Why Americans are abandoning the church

For the first time, the Gallup Organization reports that membership in a Christian church, synagogue or mosque has fallen from 61 percent in 2010 to 47 percent. Meanwhile, those who profess no religious preference grew from 8 percent in 1998-2000 to 21 percent. And among those who do express a religious preference, the number of congregants has declined from 73 percent to 60 percent

One reason for the empty pews is a lack of religious obligation. In his book, “The Lost City,” Alan Ehrenhalt recalls that in 1957, the Catholic Church in his Chicago neighborhood had 1,100 seats filled to capacity every Sunday at nearly “every hour on the hour.” A 1958 Catholic survey found 75 percent said they attended mass every week. As Bishop Kenneth Untener of Saginaw, Michigan, put it: “When I grew up you had two choices: go to Mass. . .or go to hell. Most of us chose Mass.”

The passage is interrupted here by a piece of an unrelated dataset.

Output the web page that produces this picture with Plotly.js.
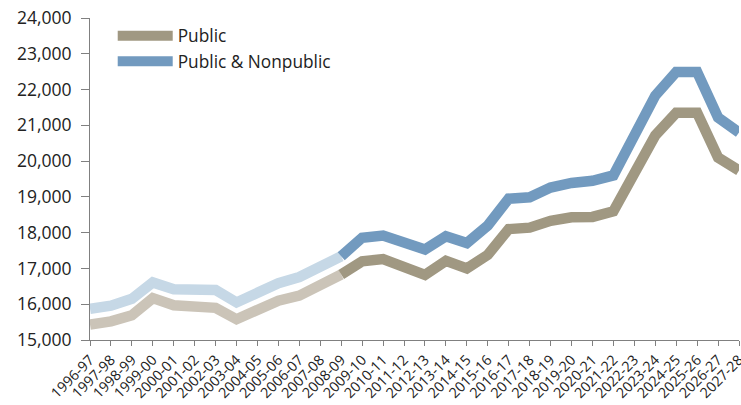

Obsession with religious doctrine is often another factor. Many Catholics, for example, believe that President Biden should be denied communion because he supports abortion rights and gay marriage. John Gehring, program director of Faith in Public Life, labels this idea “pastoral malpractice.” 

What has changed is the location of religion in the United States. No longer housed in the institutional church, it is frequently found within the individual. This has always been a peculiarly American disposition. 

In 1968, Ronald Reagan was asked, “What do you think we are on Earth for?” His answer reflected a rugged individualism that eschewed religious establishments: “[R]eligion is based on the idea not of any mass movement but of individual salvation. Each man must find his own salvation; . . .every man [must] be what God intended him to be.”

Robert F. Kennedy, when asked the same question that fateful year, framed his answer quite differently: “If you’ve made some contribution to someone else, to improve their life, and make their life a bit more livable, a little bit more happy, I think that’s what you should be doing.” Kennedy’s embrace of the social gospel places a responsibility upon the institutional church to build a community of compassionate outreach. 

Kennedy’s daughter, Kathleen Kennedy Townsendwrites that when she grew up, “the purpose of our faith was to improve the world, not just our own lives.” But today Townsend claims that too often faith “builds walls to keep the threatening world out, rather than moving us in ever-widening ways into the world that so desperately needs our help.”

  1. A lack of religious obligation
  2. Obsession with religious doctrine
  3. A focus on self rather than body or institution.

Are there other reasons for religions decline in American society?